■ EXERCISE DESCRIPTION: Leave out the pictures and repeat the data exactly.

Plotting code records
___

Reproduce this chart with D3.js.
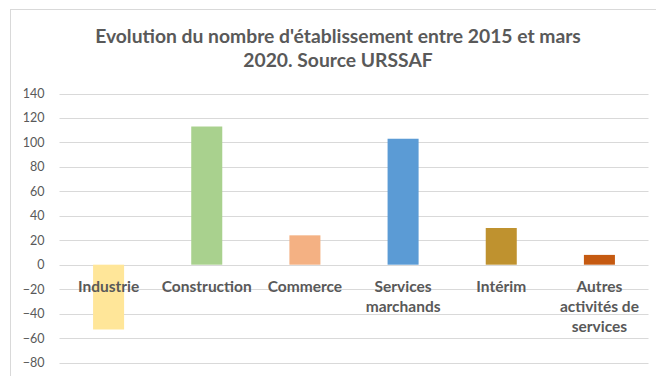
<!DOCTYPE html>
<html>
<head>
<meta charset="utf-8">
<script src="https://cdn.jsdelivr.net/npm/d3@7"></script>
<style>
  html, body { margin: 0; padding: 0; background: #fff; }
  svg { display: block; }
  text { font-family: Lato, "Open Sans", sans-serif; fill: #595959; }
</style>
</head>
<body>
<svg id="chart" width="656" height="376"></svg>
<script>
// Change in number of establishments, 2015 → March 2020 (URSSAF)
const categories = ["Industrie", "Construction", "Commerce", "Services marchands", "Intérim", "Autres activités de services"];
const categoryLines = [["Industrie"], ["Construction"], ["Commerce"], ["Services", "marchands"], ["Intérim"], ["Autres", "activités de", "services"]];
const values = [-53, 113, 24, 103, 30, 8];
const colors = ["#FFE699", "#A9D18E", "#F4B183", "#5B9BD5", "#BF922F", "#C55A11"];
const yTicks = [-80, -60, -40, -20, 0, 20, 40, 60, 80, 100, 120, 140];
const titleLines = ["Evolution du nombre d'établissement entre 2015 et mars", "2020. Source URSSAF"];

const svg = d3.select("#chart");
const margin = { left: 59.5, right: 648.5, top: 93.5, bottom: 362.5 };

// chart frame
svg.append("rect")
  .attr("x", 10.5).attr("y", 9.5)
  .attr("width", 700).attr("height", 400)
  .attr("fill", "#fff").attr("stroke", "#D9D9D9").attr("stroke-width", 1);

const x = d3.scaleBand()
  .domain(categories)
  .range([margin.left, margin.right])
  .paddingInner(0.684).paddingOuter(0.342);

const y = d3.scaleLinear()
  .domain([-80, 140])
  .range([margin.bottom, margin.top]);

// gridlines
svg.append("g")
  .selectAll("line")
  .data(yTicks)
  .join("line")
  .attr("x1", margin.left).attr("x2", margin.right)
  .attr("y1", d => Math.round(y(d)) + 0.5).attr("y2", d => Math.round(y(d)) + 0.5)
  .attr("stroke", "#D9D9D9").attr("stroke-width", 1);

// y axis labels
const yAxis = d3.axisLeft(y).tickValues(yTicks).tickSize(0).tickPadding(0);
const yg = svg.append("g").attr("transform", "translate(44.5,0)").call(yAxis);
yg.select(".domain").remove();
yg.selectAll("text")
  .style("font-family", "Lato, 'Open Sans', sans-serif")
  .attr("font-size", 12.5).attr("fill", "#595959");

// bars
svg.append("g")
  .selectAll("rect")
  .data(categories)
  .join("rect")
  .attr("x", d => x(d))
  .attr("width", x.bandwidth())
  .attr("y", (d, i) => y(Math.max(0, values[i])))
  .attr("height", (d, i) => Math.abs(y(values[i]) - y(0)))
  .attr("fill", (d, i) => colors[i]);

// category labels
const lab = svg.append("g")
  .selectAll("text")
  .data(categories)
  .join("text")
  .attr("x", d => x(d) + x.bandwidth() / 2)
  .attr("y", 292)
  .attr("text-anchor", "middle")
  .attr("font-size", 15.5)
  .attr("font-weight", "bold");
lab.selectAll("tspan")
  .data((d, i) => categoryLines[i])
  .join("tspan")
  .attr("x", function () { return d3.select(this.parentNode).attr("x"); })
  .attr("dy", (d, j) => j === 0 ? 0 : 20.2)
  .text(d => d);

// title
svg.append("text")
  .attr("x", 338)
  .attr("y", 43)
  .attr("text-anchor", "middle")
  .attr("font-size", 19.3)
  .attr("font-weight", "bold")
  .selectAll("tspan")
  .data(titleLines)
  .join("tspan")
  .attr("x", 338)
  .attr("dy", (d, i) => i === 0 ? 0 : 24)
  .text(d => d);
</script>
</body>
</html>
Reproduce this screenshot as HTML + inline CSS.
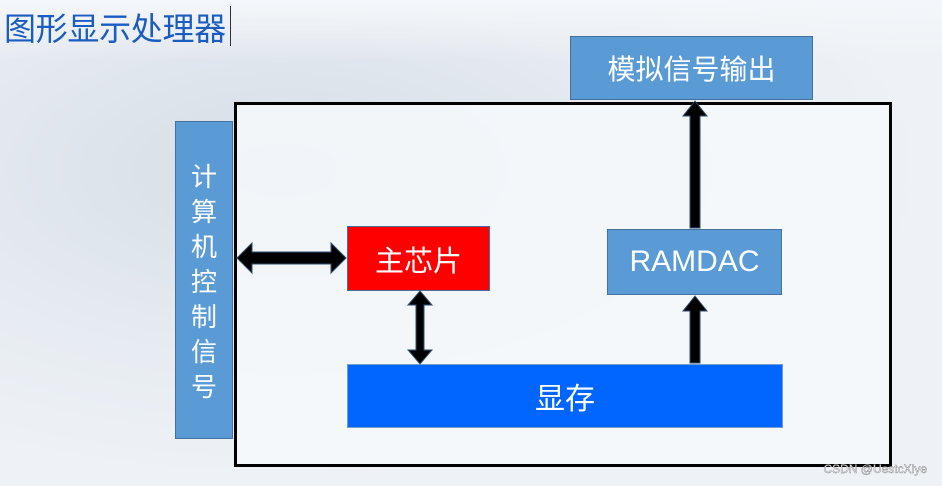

___

■ FINISHED ANSWER:
Reproduce this chart with D3.js.
<!DOCTYPE html>
<html>
<head>
<meta charset="utf-8">
<script src="https://cdn.jsdelivr.net/npm/d3@7"></script>
<style>
  html, body { margin: 0; padding: 0; background: #fff; }
  svg { display: block; }
  text { font-family: Lato, "Open Sans", sans-serif; fill: #595959; }
</style>
</head>
<body>
<svg id="chart" width="656" height="376"></svg>
<script>
// Change in number of establishments, 2015 → March 2020 (URSSAF)
const categories = ["Industrie", "Construction", "Commerce", "Services marchands", "Intérim", "Autres activités de services"];
const categoryLines = [["Industrie"], ["Construction"], ["Commerce"], ["Services", "marchands"], ["Intérim"], ["Autres", "activités de", "services"]];
const values = [-53, 113, 24, 103, 30, 8];
const colors = ["#FFE699", "#A9D18E", "#F4B183", "#5B9BD5", "#BF922F", "#C55A11"];
const yTicks = [-80, -60, -40, -20, 0, 20, 40, 60, 80, 100, 120, 140];
const titleLines = ["Evolution du nombre d'établissement entre 2015 et mars", "2020. Source URSSAF"];

const svg = d3.select("#chart");
const margin = { left: 59.5, right: 648.5, top: 93.5, bottom: 362.5 };

// chart frame
svg.append("rect")
  .attr("x", 10.5).attr("y", 9.5)
  .attr("width", 700).attr("height", 400)
  .attr("fill", "#fff").attr("stroke", "#D9D9D9").attr("stroke-width", 1);

const x = d3.scaleBand()
  .domain(categories)
  .range([margin.left, margin.right])
  .paddingInner(0.684).paddingOuter(0.342);

const y = d3.scaleLinear()
  .domain([-80, 140])
  .range([margin.bottom, margin.top]);

// gridlines
svg.append("g")
  .selectAll("line")
  .data(yTicks)
  .join("line")
  .attr("x1", margin.left).attr("x2", margin.right)
  .attr("y1", d => Math.round(y(d)) + 0.5).attr("y2", d => Math.round(y(d)) + 0.5)
  .attr("stroke", "#D9D9D9").attr("stroke-width", 1);

// y axis labels
const yAxis = d3.axisLeft(y).tickValues(yTicks).tickSize(0).tickPadding(0);
const yg = svg.append("g").attr("transform", "translate(44.5,0)").call(yAxis);
yg.select(".domain").remove();
yg.selectAll("text")
  .style("font-family", "Lato, 'Open Sans', sans-serif")
  .attr("font-size", 12.5).attr("fill", "#595959");

// bars
svg.append("g")
  .selectAll("rect")
  .data(categories)
  .join("rect")
  .attr("x", d => x(d))
  .attr("width", x.bandwidth())
  .attr("y", (d, i) => y(Math.max(0, values[i])))
  .attr("height", (d, i) => Math.abs(y(values[i]) - y(0)))
  .attr("fill", (d, i) => colors[i]);

// category labels
const lab = svg.append("g")
  .selectAll("text")
  .data(categories)
  .join("text")
  .attr("x", d => x(d) + x.bandwidth() / 2)
  .attr("y", 292)
  .attr("text-anchor", "middle")
  .attr("font-size", 15.5)
  .attr("font-weight", "bold");
lab.selectAll("tspan")
  .data((d, i) => categoryLines[i])
  .join("tspan")
  .attr("x", function () { return d3.select(this.parentNode).attr("x"); })
  .attr("dy", (d, j) => j === 0 ? 0 : 20.2)
  .text(d => d);

// title
svg.append("text")
  .attr("x", 338)
  .attr("y", 43)
  .attr("text-anchor", "middle")
  .attr("font-size", 19.3)
  .attr("font-weight", "bold")
  .selectAll("tspan")
  .data(titleLines)
  .join("tspan")
  .attr("x", 338)
  .attr("dy", (d, i) => i === 0 ? 0 : 24)
  .text(d => d);
</script>
</body>
</html>
Reproduce this screenshot as HTML + inline CSS.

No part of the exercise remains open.